More and more people are embracing a theory that was dismissed centuries ago, and that is a concern for scientists.
It has been nearly 500 years since Nicolaus Copernicus released his book, “On the Revolutions of the Celestial Spheres,” which showed that not only was the Earth not flat but it was simply another planetary body floating in the vast cosmos. And yet, in 2018, there is a growing segment of the population that is subscribing to the notion of a flat Earth, complete with slickly produced YouTube videos.
You’re not imagining it, there really is a “flat Earth” renaissance of sorts, as searches for the term have tripled over the last couple of years based on Google Trends data. A search for “flat Earth” on YouTube yields nearly five million results. People are becoming at the very least increasingly curious about the concept, even if it remains just as ludicrous as it was hundreds of years ago.
Flat Earth believers say that “globeheads” just don’t get it, and they have a few celebrities in their corner, like NBA star Kyrie Irving and rapper Bobby Ray Simmons.
Flat Earthers will go to just about any lengths to prove it too. If they’re not spending hours on a video piecing together “evidence” of Earth’s lack of a spherical shape, they are building a homemade rocket to prove it, as “Mad” Mike Hughes is doing in California – without much success, so far.

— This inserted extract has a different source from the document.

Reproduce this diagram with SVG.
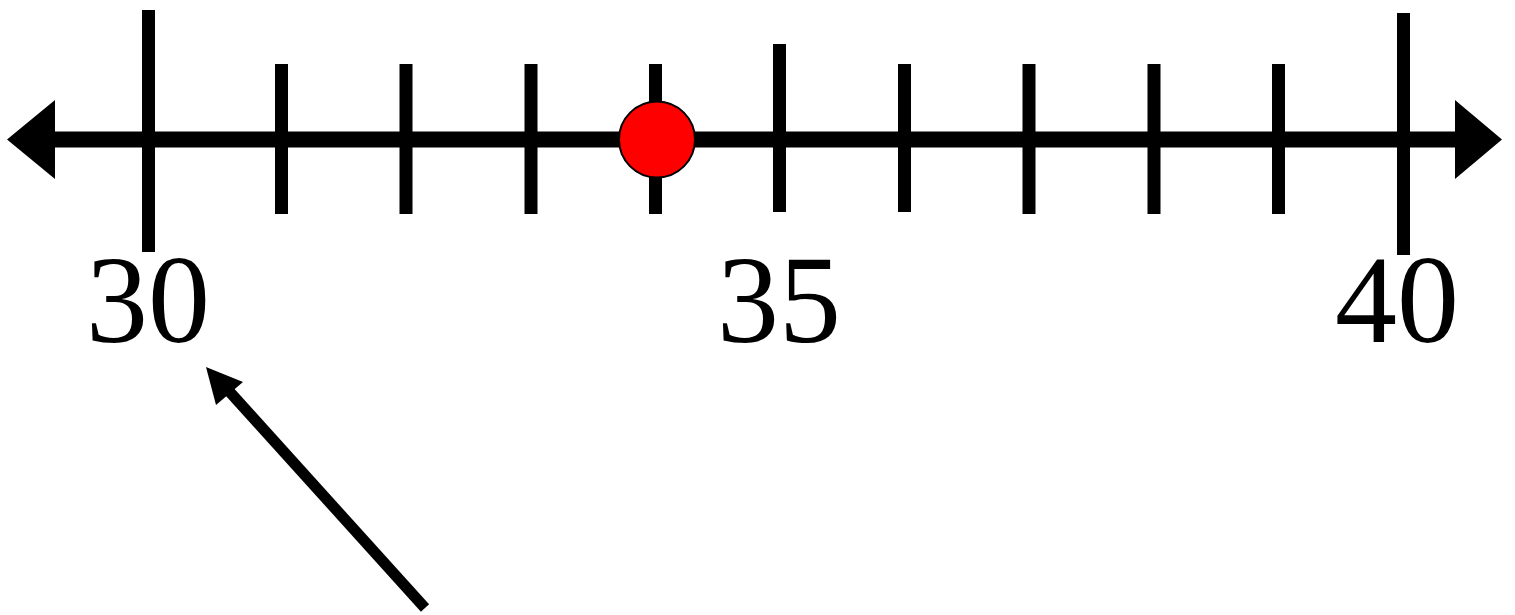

Pop physicist Neil deGrasse Tyson slammed them in a video recently, as we reported (video is embedded at the bottom of this post). He points out a huge number of logical problems with the belief, as well as a few inconvenient truths, like the fact that all bodies in the universe appear to want to take a spherical shape, and that the Earth never casts a flat disk shadow on the moon during eclipses.
Tyson says that our school system is to blame, as it is not teaching kids critical thinking skills.